Okay so i cannot draw because when i was little i fell down the stairs and hit my head on every single one, which was wood (the stairs) and then on the concrete floor and i remember it but it's a fake memory because i can see myself from five feet back and that's not possible but it really happened because my mom says so even though she was not there which is why i fell down the stairs in the first place and the fall made me a bad drawer and a wonderfully cogent of parceller of words like this.
That means I have to steal it. The pictures. The bug lamp and the strange attractor are easy but the mosquito is hard and made of chitin. You cannot digest him unless you are a frog, which you are not because then you cannot read, unless you are a prince but you are not because then you would probably have built up your immunity to most common poisons by now so that jealous nephews of dukes cannot usurp your birthright. That is not the case, so you cannot digest a mosquito even if you want to really bad. But you can have malaria, if you want, which literally means "bad air" because it gets blown in on the West Nile wind of the East (Orient Express)
So the mosquito, I was searching for it like it was searching for my blood, which is rich and juicy, and I found this:
It is beautiful. Like if someone took Monet and translated it into a prose poem, then Babelfished it to Russian, then Chinese, the Bushman language, then back into a picture again, except with more genius and less water lilies.
And there are more. Here is the site. And here are more of my favorites:








Saturday, January 26 (80 minutes)
I'd have done 90, but I had to go to work. Stupid work. FU and your gospel soul steel band with people dancing in the aisles of Caltech's auditorium. Things are weird.

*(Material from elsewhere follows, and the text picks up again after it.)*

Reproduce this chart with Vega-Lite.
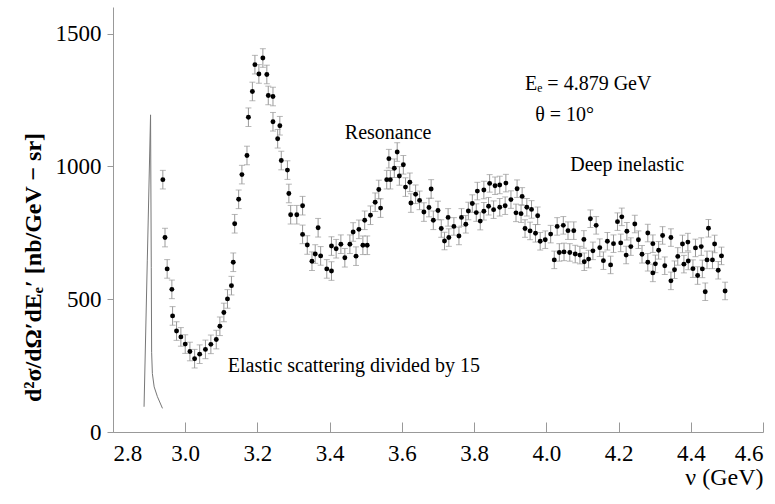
{
  "$schema": "https://vega.github.io/schema/vega-lite/v6.json",
  "width": 650,
  "height": 425,
  "autosize": "none",
  "padding": {"left": 113, "top": 7, "right": 12, "bottom": 72},
  "background": "white",
  "config": {
    "view": {"stroke": null},
    "axis": {"grid": false, "domainColor": "#999", "tickColor": "#999", "labelColor": "black", "labelFont": "'Liberation Serif', serif", "labelFontSize": 23, "titleFont": "'Liberation Serif', serif", "titleColor": "black", "titleFontWeight": "normal"}
  },
  "datasets": {
    "elastic": [
      {"x": 2.886, "y": 95}, {"x": 2.895, "y": 647}, {"x": 2.904, "y": 1194}, {"x": 2.906, "y": 620}, {"x": 2.907, "y": 300},
      {"x": 2.909, "y": 220}, {"x": 2.914, "y": 170}, {"x": 2.923, "y": 133}, {"x": 2.937, "y": 89}
    ],
    "pts": [
      {"x": 2.938, "y": 950, "err": 35}, {"x": 2.944, "y": 732, "err": 35}, {"x": 2.950, "y": 614, "err": 35}, {"x": 2.963, "y": 537, "err": 35},
      {"x": 2.965, "y": 437, "err": 35}, {"x": 2.976, "y": 380, "err": 35}, {"x": 2.988, "y": 358, "err": 35}, {"x": 3.000, "y": 331, "err": 35},
      {"x": 3.013, "y": 303, "err": 35}, {"x": 3.026, "y": 276, "err": 35}, {"x": 3.040, "y": 293, "err": 35}, {"x": 3.056, "y": 311, "err": 35},
      {"x": 3.071, "y": 330, "err": 35}, {"x": 3.086, "y": 348, "err": 35}, {"x": 3.096, "y": 398, "err": 35}, {"x": 3.107, "y": 450, "err": 35},
      {"x": 3.117, "y": 501, "err": 35}, {"x": 3.128, "y": 551, "err": 35}, {"x": 3.133, "y": 639, "err": 35}, {"x": 3.137, "y": 784, "err": 35},
      {"x": 3.148, "y": 876, "err": 35}, {"x": 3.157, "y": 969, "err": 35}, {"x": 3.171, "y": 1041, "err": 35}, {"x": 3.175, "y": 1185, "err": 35},
      {"x": 3.186, "y": 1282, "err": 35}, {"x": 3.193, "y": 1383, "err": 35}, {"x": 3.204, "y": 1348, "err": 35}, {"x": 3.215, "y": 1408, "err": 35},
      {"x": 3.226, "y": 1346, "err": 35}, {"x": 3.230, "y": 1267, "err": 35}, {"x": 3.243, "y": 1263, "err": 35}, {"x": 3.243, "y": 1168, "err": 35},
      {"x": 3.256, "y": 1104, "err": 35}, {"x": 3.262, "y": 1153, "err": 35}, {"x": 3.266, "y": 1022, "err": 35}, {"x": 3.283, "y": 986, "err": 35},
      {"x": 3.287, "y": 898, "err": 35}, {"x": 3.292, "y": 818, "err": 35}, {"x": 3.309, "y": 818, "err": 35}, {"x": 3.325, "y": 852, "err": 35},
      {"x": 3.325, "y": 744, "err": 35}, {"x": 3.338, "y": 704, "err": 35}, {"x": 3.351, "y": 643, "err": 35}, {"x": 3.360, "y": 670, "err": 35},
      {"x": 3.368, "y": 769, "err": 35}, {"x": 3.375, "y": 663, "err": 35}, {"x": 3.392, "y": 614, "err": 35}, {"x": 3.405, "y": 606, "err": 35},
      {"x": 3.405, "y": 700, "err": 35}, {"x": 3.418, "y": 690, "err": 35}, {"x": 3.431, "y": 707, "err": 35}, {"x": 3.442, "y": 656, "err": 35},
      {"x": 3.456, "y": 707, "err": 35}, {"x": 3.465, "y": 753, "err": 35}, {"x": 3.473, "y": 662, "err": 35}, {"x": 3.481, "y": 763, "err": 35},
      {"x": 3.492, "y": 703, "err": 35}, {"x": 3.504, "y": 703, "err": 35}, {"x": 3.497, "y": 797, "err": 35}, {"x": 3.513, "y": 816, "err": 35},
      {"x": 3.526, "y": 865, "err": 35}, {"x": 3.536, "y": 913, "err": 35}, {"x": 3.541, "y": 843, "err": 35}, {"x": 3.558, "y": 950, "err": 35},
      {"x": 3.568, "y": 950, "err": 35}, {"x": 3.564, "y": 1029, "err": 35}, {"x": 3.579, "y": 993, "err": 35}, {"x": 3.587, "y": 1054, "err": 35},
      {"x": 3.593, "y": 964, "err": 35}, {"x": 3.604, "y": 1006, "err": 35}, {"x": 3.610, "y": 922, "err": 35}, {"x": 3.622, "y": 940, "err": 35},
      {"x": 3.625, "y": 862, "err": 35}, {"x": 3.638, "y": 895, "err": 35}, {"x": 3.649, "y": 872, "err": 35}, {"x": 3.661, "y": 828, "err": 35},
      {"x": 3.675, "y": 845, "err": 35}, {"x": 3.681, "y": 915, "err": 35}, {"x": 3.687, "y": 797, "err": 35}, {"x": 3.700, "y": 834, "err": 35},
      {"x": 3.709, "y": 766, "err": 33}, {"x": 3.718, "y": 719, "err": 33}, {"x": 3.730, "y": 732, "err": 33}, {"x": 3.728, "y": 808, "err": 33},
      {"x": 3.744, "y": 774, "err": 33}, {"x": 3.758, "y": 738, "err": 33}, {"x": 3.765, "y": 808, "err": 33}, {"x": 3.777, "y": 782, "err": 33},
      {"x": 3.784, "y": 832, "err": 33}, {"x": 3.795, "y": 860, "err": 33}, {"x": 3.806, "y": 826, "err": 33}, {"x": 3.809, "y": 907, "err": 33},
      {"x": 3.817, "y": 794, "err": 33}, {"x": 3.827, "y": 911, "err": 33}, {"x": 3.827, "y": 831, "err": 33}, {"x": 3.840, "y": 850, "err": 33},
      {"x": 3.843, "y": 936, "err": 33}, {"x": 3.854, "y": 837, "err": 33}, {"x": 3.858, "y": 927, "err": 33}, {"x": 3.871, "y": 846, "err": 33},
      {"x": 3.871, "y": 930, "err": 33}, {"x": 3.886, "y": 852, "err": 33}, {"x": 3.888, "y": 937, "err": 33}, {"x": 3.902, "y": 875, "err": 33},
      {"x": 3.916, "y": 825, "err": 33}, {"x": 3.919, "y": 916, "err": 33}, {"x": 3.930, "y": 822, "err": 33}, {"x": 3.933, "y": 887, "err": 33},
      {"x": 3.941, "y": 766, "err": 33}, {"x": 3.946, "y": 846, "err": 33}, {"x": 3.955, "y": 757, "err": 33}, {"x": 3.959, "y": 838, "err": 33},
      {"x": 3.970, "y": 748, "err": 33}, {"x": 3.976, "y": 814, "err": 33}, {"x": 3.983, "y": 718, "err": 33}, {"x": 3.997, "y": 724, "err": 33},
      {"x": 4.012, "y": 745, "err": 33}, {"x": 4.022, "y": 648, "err": 33}, {"x": 4.030, "y": 774, "err": 33}, {"x": 4.036, "y": 676, "err": 33},
      {"x": 4.047, "y": 778, "err": 33}, {"x": 4.049, "y": 678, "err": 33}, {"x": 4.060, "y": 758, "err": 33}, {"x": 4.065, "y": 676, "err": 33},
      {"x": 4.076, "y": 758, "err": 33}, {"x": 4.080, "y": 670, "err": 33}, {"x": 4.093, "y": 666, "err": 33}, {"x": 4.104, "y": 725, "err": 33},
      {"x": 4.105, "y": 641, "err": 33}, {"x": 4.117, "y": 651, "err": 33}, {"x": 4.122, "y": 803, "err": 33}, {"x": 4.129, "y": 682, "err": 33},
      {"x": 4.138, "y": 778, "err": 33}, {"x": 4.148, "y": 694, "err": 33}, {"x": 4.158, "y": 645, "err": 33}, {"x": 4.169, "y": 718, "err": 33},
      {"x": 4.178, "y": 629, "err": 33}, {"x": 4.186, "y": 709, "err": 33}, {"x": 4.197, "y": 792, "err": 33}, {"x": 4.206, "y": 712, "err": 33},
      {"x": 4.209, "y": 810, "err": 33}, {"x": 4.223, "y": 756, "err": 33}, {"x": 4.221, "y": 666, "err": 33}, {"x": 4.234, "y": 698, "err": 33},
      {"x": 4.245, "y": 783, "err": 33}, {"x": 4.255, "y": 724, "err": 33}, {"x": 4.265, "y": 669, "err": 33}, {"x": 4.281, "y": 749, "err": 33},
      {"x": 4.281, "y": 639, "err": 33}, {"x": 4.295, "y": 709, "err": 33}, {"x": 4.295, "y": 599, "err": 33}, {"x": 4.302, "y": 633, "err": 33},
      {"x": 4.311, "y": 684, "err": 33}, {"x": 4.322, "y": 740, "err": 33}, {"x": 4.328, "y": 626, "err": 33}, {"x": 4.345, "y": 732, "err": 33},
      {"x": 4.345, "y": 569, "err": 33}, {"x": 4.355, "y": 611, "err": 33}, {"x": 4.364, "y": 661, "err": 33}, {"x": 4.377, "y": 708, "err": 33},
      {"x": 4.381, "y": 632, "err": 33}, {"x": 4.392, "y": 715, "err": 33}, {"x": 4.393, "y": 644, "err": 33}, {"x": 4.406, "y": 615, "err": 33},
      {"x": 4.413, "y": 693, "err": 33}, {"x": 4.419, "y": 589, "err": 33}, {"x": 4.429, "y": 698, "err": 33}, {"x": 4.432, "y": 614, "err": 33},
      {"x": 4.440, "y": 528, "err": 33}, {"x": 4.445, "y": 648, "err": 33}, {"x": 4.449, "y": 767, "err": 33}, {"x": 4.460, "y": 648, "err": 33},
      {"x": 4.466, "y": 708, "err": 33}, {"x": 4.476, "y": 609, "err": 33}, {"x": 4.485, "y": 663, "err": 33}, {"x": 4.495, "y": 531, "err": 33}
    ],
    "labelsCenter": [
      {"x": 3.562, "y": 1103, "label": "Resonance"},
      {"x": 4.224, "y": 984, "label": "Deep inelastic"}
    ],
    "labelsLeft": [
      {"x": 3.941, "y": 1288, "label": "Eₑ = 4.879 GeV"},
      {"x": 3.969, "y": 1171, "label": "θ = 10°"},
      {"x": 3.118, "y": 226, "label": "Elastic scattering divided by 15"}
    ]
  },
  "encoding": {
    "x": {"field": "x", "type": "quantitative", "scale": {"domain": [2.8, 4.6], "nice": false, "zero": false},
      "axis": {"values": [2.8, 3.0, 3.2, 3.4, 3.6, 3.8, 4.0, 4.2, 4.4, 4.6], "format": ".1f", "tickSize": -10, "labelPadding": 20,
        "title": "ν (GeV)", "titleFontSize": 24, "titleAnchor": "end", "titlePadding": 0}},
    "y": {"field": "y", "type": "quantitative", "scale": {"domain": [0, 1600], "nice": false},
      "axis": {"values": [0, 500, 1000, 1500], "format": "d", "tickSize": 6, "labelPadding": 6,
        "title": "d²σ/dΩ′dEₑ′ [nb/GeV − sr]", "titleFontSize": 24, "titleFontWeight": "bold", "titleY": 260, "titleX": -68}}
  },
  "layer": [
    {
      "data": {"name": "elastic"},
      "mark": {"type": "line", "color": "#777", "strokeWidth": 1}
    },
    {
      "data": {"name": "pts"},
      "mark": {"type": "errorbar", "color": "#999", "thickness": 1, "ticks": {"size": 6, "color": "#999"}},
      "encoding": {
        "yError": {"field": "err"}
      }
    },
    {
      "data": {"name": "pts"},
      "mark": {"type": "point", "filled": true, "color": "black", "size": 24, "opacity": 1}
    },
    {
      "data": {"name": "labelsCenter"},
      "mark": {"type": "text", "align": "center", "baseline": "alphabetic", "fontSize": 20, "font": "Liberation Serif", "color": "black"},
      "encoding": {
        "text": {"field": "label"}
      }
    },
    {
      "data": {"name": "labelsLeft"},
      "mark": {"type": "text", "align": "left", "baseline": "alphabetic", "fontSize": 20, "font": "Liberation Serif", "color": "black"},
      "encoding": {
        "text": {"field": "label"}
      }
    }
  ]
}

Friday, January 25 (70 minutes, strides)
A fortuitous locker room encounter with Kangway left me one leaf of endive poorer and one running partner richer. Well worth the trade off. He claimed I could surely do ten reps of 100 pounds on the bench, so after running I did ten reps of the bar + 50 (that's 95 total, right?) So while neither of us is proven correct, I judge that Kangway wins the technical argument, in that I probably could do ten reps of 100 pounds, but I win the moral argument, in that I'm correct in judging myself to by embarrassingly weak.
I did eight striders, then afterwards three all-out 100m races against the sprinters. I lost them all (in fact Becky nearly beat me in one race), but was receiving very little assistance from the wet grass and mud I encountered in lane negative one. (Ian calls this lane zero. I think lane zero is the rail.)


Thursday, January 24 (15 minutes tempo)

15 min tempo at Lacy, negative splitting. My mind tells me this is too short for an effective tempo run. I think the main reason my mind says that, though, is that I read it in lots of books and on the internet. The reason people wrote it in books and on the internet is presumably that they have the wisdom of years of experience, but sometimes I suspect the reason is more that they read it from lots of OTHER people in OTHER books and OTHER internets. This is why I am still interested in creating a distance running log with an ulterior motive - to collect massive amounts of statistical data from runners.
Of course there would be tons of noise, but if you get thousands of people contributing you might learn something useful.
I'm reading a JavaScript book now, so I am in fact finally doing something towards making this happen.
Also, the data at existing running logs is probably enough to work with, if you're clever and can get your hands on it, but I also want to make a log just to have it. I honestly think I can make one better than the scores upon scores of competitors out there. This is probably just a reflection of my own arrogance, but I think I'll give it a shot anyway.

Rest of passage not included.